Hybrid-triggered-based fault-tolerant dissipative control for T-S fuzzy parabolic PDE systems with external disturbances and deception attacks

This paper addresses the fault-tolerant hybrid-triggered control problem for a class of nonlinear parabolic PDE systems with Neumann-type boundary conditions subject to actuator faults, external disturbances and randomly occurring deception attacks. Precisely, in order to provide an accurate representation of the considered nonlinear parabolic PDE system, a Takagi-Sugeno fuzzy PDE model is utilized. Further, in an effort to reduce the amount of communication transmissions, a more general hybrid-triggering method is implemented which includes both time-and event-triggered scheme.

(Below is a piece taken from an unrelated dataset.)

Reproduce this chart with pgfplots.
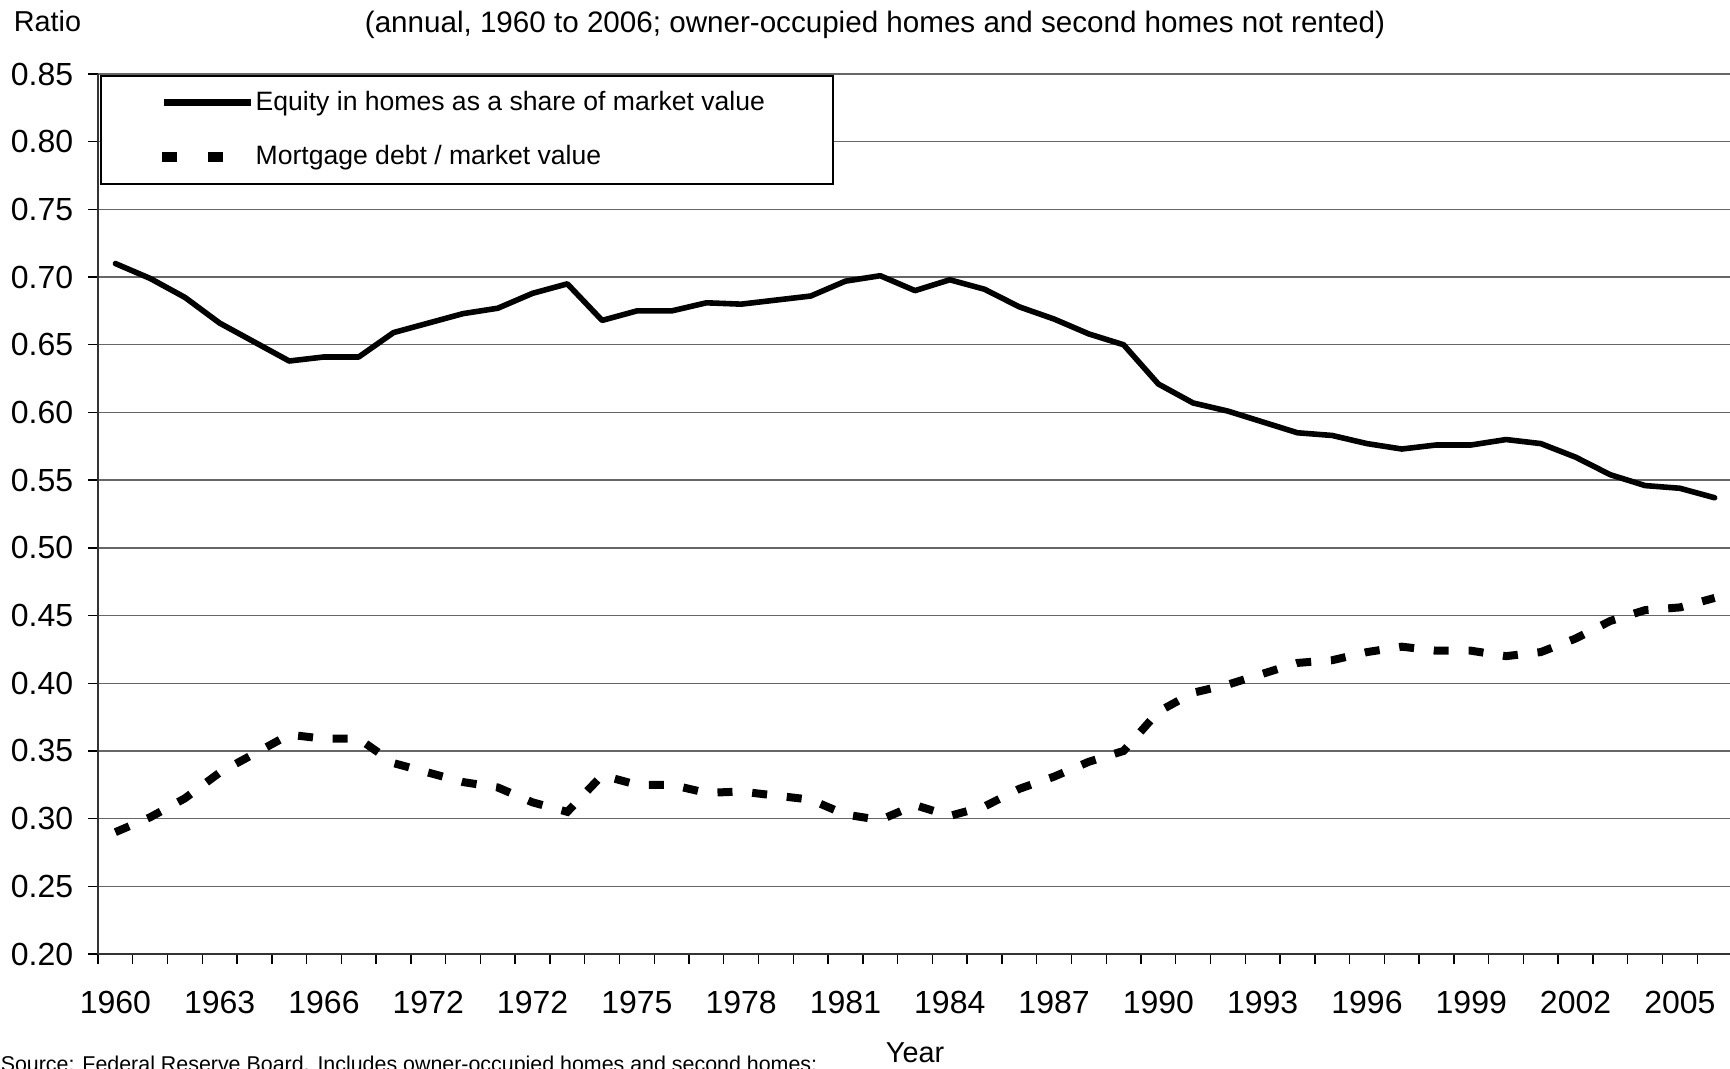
\documentclass[border=0pt]{standalone}
\usepackage{fontspec}
\setmainfont{Liberation Sans}
\usepackage{pgfplots}
\pgfplotsset{compat=1.18}
\usepackage{pgfplotstable}

\pgfplotstableread{
idx year equity debt
0 1960 0.710 0.290
1 1961 0.699 0.301
2 1962 0.685 0.315
3 1963 0.666 0.334
4 1964 0.652 0.348
5 1965 0.638 0.362
6 1966 0.641 0.359
7 1967 0.641 0.359
8 1968 0.659 0.341
9 1969 0.666 0.334
10 1970 0.673 0.327
11 1971 0.677 0.323
12 1972 0.688 0.312
13 1973 0.695 0.305
14 1974 0.668 0.332
15 1975 0.675 0.325
16 1976 0.675 0.325
17 1977 0.681 0.319
18 1978 0.680 0.320
19 1979 0.683 0.317
20 1980 0.686 0.314
21 1981 0.697 0.303
22 1982 0.701 0.299
23 1983 0.690 0.310
24 1984 0.698 0.302
25 1985 0.691 0.309
26 1986 0.678 0.322
27 1987 0.669 0.331
28 1988 0.658 0.342
29 1989 0.650 0.350
30 1990 0.621 0.379
31 1991 0.607 0.393
32 1992 0.601 0.399
33 1993 0.593 0.407
34 1994 0.585 0.415
35 1995 0.583 0.417
36 1996 0.577 0.423
37 1997 0.573 0.427
38 1998 0.576 0.424
39 1999 0.576 0.424
40 2000 0.580 0.420
41 2001 0.577 0.423
42 2002 0.567 0.433
43 2003 0.554 0.446
44 2004 0.546 0.454
45 2005 0.544 0.456
46 2006 0.537 0.463
}\datatable

\begin{document}
\begin{tikzpicture}
\begin{axis}[
  at={(24.5pt,28.5pt)}, anchor=south west,
  scale only axis, width=408.5pt, height=220pt,
  xmin=-0.5, xmax=46.5, ymin=0.2, ymax=0.85,
  axis lines*=left,
  axis line style={black!80, line width=0.5pt},
  tick align=outside,
  major tick length=2.5pt,
  tick style={black, line width=0.35pt},
  ytick={0.20,0.25,0.30,0.35,0.40,0.45,0.50,0.55,0.60,0.65,0.70,0.75,0.80,0.85},
  ymajorgrids,
  major grid style={black!60, line width=0.35pt},
  /pgf/number format/assume math mode=true,
  yticklabel style={/pgf/number format/fixed, /pgf/number format/fixed zerofill, /pgf/number format/precision=2},
  yticklabel style={anchor=east, inner sep=0pt, xshift=-3.5pt, font=\fontsize{8}{9.6}\selectfont},
  xtick={-0.5,0.5,...,46.5},
  xticklabels={},
  extra x ticks={0,3,6,9,12,15,18,21,24,27,30,33,36,39,42,45},
  extra x tick labels={1960,1963,1966,1972,1972,1975,1978,1981,1984,1987,1990,1993,1996,1999,2002,2005},
  extra x tick style={tick style={draw=none}, grid=none,
     xticklabel style={anchor=north, inner sep=0pt, yshift=-6.5pt, font=\fontsize{8}{9.6}\selectfont}},
  clip=false,
  legend style={at={(rel axis cs:0,1)}, anchor=north west, xshift=0.5pt, yshift=-0.25pt,
     draw=black, line width=0.4pt, fill=white,
     inner xsep=13.9pt, inner ysep=3.3pt, row sep=6.8pt,
     font=\fontsize{6.64}{7.9}\selectfont,
     nodes={inner ysep=0pt, inner xsep=0.42pt, text height=5.3pt, text depth=1.5pt, anchor=west}},
  legend cell align=left,
]
\addplot[black, line width=1.4pt, line join=round, line cap=round,
  legend image code/.code={\draw[black, solid, line width=1.6pt, line cap=butt] (0pt,0pt) -- (21.75pt,0pt);}]
  table[x=idx, y=equity] {\datatable};
\addlegendentry{Equity in homes as a share of market value\hspace*{2.6pt}}
\addplot[black, line width=2pt, line join=miter, dash pattern=on 3.75pt off 4.95pt,
  legend image code/.code={\draw[black, solid, line width=2.6pt, line cap=butt] (-0.55pt,0pt) -- (3.3pt,0pt) (11pt,0pt) -- (14.9pt,0pt); \path[draw=none] (0pt,0pt) -- (21.75pt,0pt);}]
  table[x=idx, y=debt] {\datatable};
\addlegendentry{Mortgage debt / market value}
\end{axis}
\node[anchor=base west, inner sep=0pt, font=\fontsize{7.2}{8.6}\selectfont] at (3.25pt,259pt) {Ratio};
\node[anchor=base, inner sep=0pt, font=\fontsize{7.4}{8.9}\selectfont] at (218.75pt,258.75pt) {(annual, 1960 to 2006; owner-occupied homes and second homes not rented)};
\node[anchor=base, inner sep=0pt, font=\fontsize{7.2}{8.6}\selectfont] at (228.75pt,1.5pt) {Year};
\node[anchor=base west, inner sep=0pt, font=\fontsize{5.35}{6.4}\selectfont] at (0pt,-0.9pt) {Source: Federal Reserve Board. Includes owner-occupied homes and second homes;};
\pgfresetboundingbox
\useasboundingbox (0,0) rectangle (432.5pt,267pt);
\end{tikzpicture}
\end{document}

For the descriptions of the hybrid-triggered strategy and deception attacks, stochastic variables that follows Bernoulli distribution are presented. At the same time, an actuator fault model is considered in order to manage the impact of faults that occur in the actuators of the system under consideration. By the construction of suitable Lyapunov-Krasovskii functional, a set of adequate requirements is procured that ensure the closed-loop system is asymptotically stable and dissipative. In addition, the necessary controller gain matrices are obtained by making use of linear matrix inequalities. In the end, two numerical examples are exhibited to articulate the efficacy of the proposed control design technique.